South Africa injury worries over Bismarck du Plessis and Lood de Jager
South Africa forwards Bismarck du Plessis and Lood de Jager are injury doubts for the World Cup semi-final against New Zealand.
Du Plessis sustained a wound to his right hand in the 23-19 victory over Wales on Saturday while De Jager, the 22-year-old lock who has emerged as a star of the tournament, has a foot problem.
The duo's fitness will be monitored over the coming days, but the Springboks have been able to deliver a positive update on veteran second row Victor Matfield
"Bismarck has a nasty laceration to his right hand. Francois Louw accidently stood on his hand," team doctor Craig Roberts said.
"Luckily no fracture but it is a bit sore and swollen for him, so we will keep an eye on him throughout the week.
"Lood has injured a tendon in his foot so we need to give him some time to see how that settles and we will make a decision later in the week on his availability for the All Blacks game.

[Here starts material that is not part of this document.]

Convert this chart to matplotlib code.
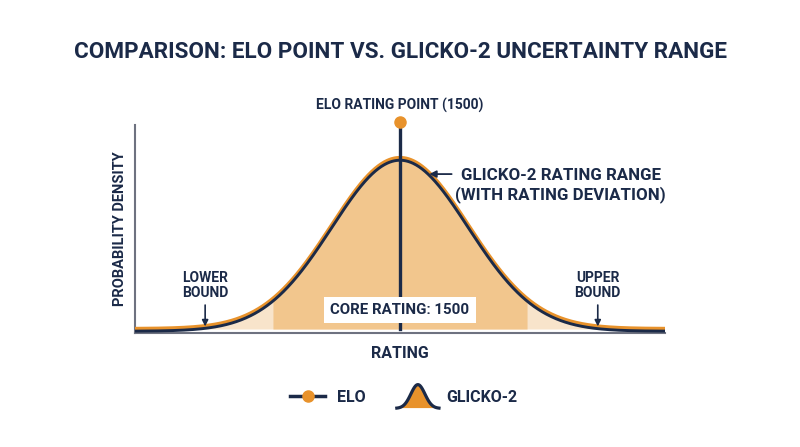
import numpy as np
import matplotlib
matplotlib.use("Agg")
import matplotlib.pyplot as plt
from matplotlib.transforms import ScaledTranslation
from matplotlib.legend_handler import HandlerBase
from matplotlib.lines import Line2D
from matplotlib.patches import Polygon

# ---- data ----
elo_rating = 1500
glicko_rating = 1500
glicko_rd = 350
rating_range = (140, 2860)
core_range = (845, 2155)
lower_bound = 500
upper_bound = 2515

title = "COMPARISON: ELO POINT VS. GLICKO-2 UNCERTAINTY RANGE"
x_label = "RATING"
y_label = "PROBABILITY DENSITY"
elo_label = "ELO RATING POINT (1500)"
glicko_label = "GLICKO-2 RATING RANGE\n(WITH RATING DEVIATION)"
core_label = "CORE RATING: 1500"
legend_labels = ["ELO", "GLICKO-2"]

NAVY = "#1B2A48"
ORANGE = "#E8922B"
CORE_FILL = "#F2C68D"
LIGHT_FILL = "#F8E4CB"
GRAY = "#6E7280"

plt.rcParams['font.family'] = ['Roboto', 'DejaVu Sans']
plt.rcParams['font.weight'] = 'bold'


def density(x):
    return np.exp(-0.5 * ((x - glicko_rating) / glicko_rd) ** 2) / (glicko_rd * np.sqrt(2 * np.pi))


fig = plt.figure(figsize=(8, 4.47), dpi=100)
ax = fig.add_axes([135 / 800, 1 - 333 / 447, 530 / 800, 208 / 447])

x = np.linspace(rating_range[0], rating_range[1], 900)
y = density(x)
peak = density(glicko_rating)

ax.fill_between(x, 0, y, color=LIGHT_FILL, lw=0, zorder=1)
xc = x[(x >= core_range[0]) & (x <= core_range[1])]
ax.fill_between(xc, 0, density(xc), color=CORE_FILL, lw=0, zorder=2)

ax.plot(x, y, color=ORANGE, lw=3.0, zorder=3, solid_capstyle='butt')
off = ax.transData + ScaledTranslation(0, -1.6 / 72, fig.dpi_scale_trans)
ax.plot(x, y, color=NAVY, lw=2.1, zorder=4, transform=off, solid_capstyle='butt')

ax.set_xlim(*rating_range)
ax.set_ylim(-0.0234 * peak, 1.193 * peak)

# Elo point
ax.plot([elo_rating, elo_rating], [0, 1.21 * peak], color=NAVY, lw=2.4, zorder=5, clip_on=False)
ax.plot([elo_rating], [1.21 * peak], 'o', color=ORANGE, ms=8, zorder=6, clip_on=False)

for s in ['top', 'right']:
    ax.spines[s].set_visible(False)
for s in ['left', 'bottom']:
    ax.spines[s].set_color(GRAY)
    ax.spines[s].set_linewidth(1.5)
ax.spines['bottom'].set_zorder(0)
ax.set_xticks([])
ax.set_yticks([])
ax.set_xlabel(x_label, color=NAVY, fontsize=11.5, fontweight='bold', labelpad=9)
ax.set_ylabel(y_label, color=NAVY, fontsize=10.5, fontweight='bold', labelpad=6)

fig.text(0.5, 1 - 52 / 447, title, ha='center', va='center', fontsize=16.2,
         fontweight='bold', color=NAVY)

ax.text(elo_rating, 1.31 * peak, elo_label, ha='center', va='center', fontsize=10,
        fontweight='bold', color=NAVY, clip_on=False)

# Glicko annotation
ax.annotate("", xy=(1650, 0.906 * peak), xytext=(1765, 0.906 * peak),
            arrowprops=dict(arrowstyle='-|>', color=NAVY, lw=1.3, mutation_scale=10,
                            shrinkA=0, shrinkB=0),
            annotation_clip=False)
ax.text(2325, 0.84 * peak, glicko_label, ha='center', va='center', multialignment='center',
        fontsize=12.2, fontweight='bold', color=NAVY, linespacing=1.2, clip_on=False)

# bounds
for bx, lab in [(lower_bound, "LOWER\nBOUND"), (upper_bound, "UPPER\nBOUND")]:
    ax.annotate("", xy=(bx, 0.015 * peak), xytext=(bx, 0.14 * peak),
                arrowprops=dict(arrowstyle='-|>', color=NAVY, lw=1.2, mutation_scale=9,
                                shrinkA=0, shrinkB=0))
    ax.text(bx, 0.255 * peak, lab, ha='center', va='center', fontsize=10,
            fontweight='bold', color=NAVY, linespacing=1.15)

ax.text(elo_rating, 0.11 * peak, core_label, ha='center', va='center', fontsize=10.8,
        fontweight='bold', color=NAVY, zorder=7,
        bbox=dict(boxstyle='square,pad=0.42', fc='white', ec='none'))


# legend
class BellHandler(HandlerBase):
    def create_artists(self, legend, orig_handle, xdescent, ydescent, width, height, fontsize, trans):
        xs = np.linspace(-3, 3, 60)
        ys = np.exp(-0.5 * xs ** 2)
        px = -0.1 * width + (xs + 3) / 6 * width * 1.2
        py = -ydescent + ys * height * 1.45 - 0.2 * height
        poly = Polygon(np.column_stack([np.r_[px, px[-1], px[0]], np.r_[py, py[0], py[0]]]),
                       closed=True, fc=ORANGE, ec='none', transform=trans)
        line = Line2D(px, py, color=NAVY, lw=2.3, transform=trans)
        return [poly, line]


elo_handle = Line2D([0], [0], color=NAVY, lw=2.5, marker='o', ms=8,
                    markerfacecolor=ORANGE, markeredgecolor=ORANGE)
bell_handle = object()
leg = fig.legend([elo_handle, bell_handle], legend_labels,
                 handler_map={object: BellHandler()},
                 loc='center', bbox_to_anchor=(0.505, 1 - 397 / 447), ncol=2, frameon=False,
                 fontsize=11.5, handlelength=2.2, handleheight=1.2, columnspacing=2.2,
                 handletextpad=0.7)
for t in leg.get_texts():
    t.set_color(NAVY)
    t.set_fontweight('bold')

fig.savefig("out.png", dpi=100, facecolor='white')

"Victor has been doing really well with his rehab. He has been working really hard and progressing nicely but we will have to see nearer the end of the week."
South Africa delivered the decisive moment against Wales five minutes from time when they wheeled a scrum to exploit a short blindside.
Number eight Duane Vermeulen broke, stood up in the tackle with Alex Cuthbert rushing in off his wing before flicking a pass to Fourie du Preez for the scrum-half to race in.
Victory continues the Springboks' recovery from their stunning defeat by Japan on the opening weekend of England 2015 and Vermeulen insists the biggest upset in rugby history was a pivotal moment.
"We had a meeting on the Monday straight after the Japan game and that's when the change in mentality happened. Everyone opened up and gave their bit. We moved on from there," Vermeulen said.
"We took a hard look at each other and said 'what do we want to achieve? Where do we want to go in this World Cup? Do we only want to be there to compete or do we want to be contenders and go out and win this World Cup?'
"The other thing we did was go back to playing our game. Against Japan, we wanted to play a whole different type of gameplan and that's not the way that South Africa and Springboks play.
"We made slight changes but slight changes make a massive impact throughout a whole game of 80 minutes.
"You can see the difference in a full 80 minutes coming back to the way we wanted to play and the coach wanted us to play.
"Losing to Japan definitely helped us to grow closer to each other and focus on what's more important in this World Cup: is it the individual or is it the team? We definitely fine-tuned that and got the whole focus right for us.
"It has been an uphill battle for us. I think as a South African you always produce when you are the underdog. We would like to keep it that way because we still have not won anything or achieved anything."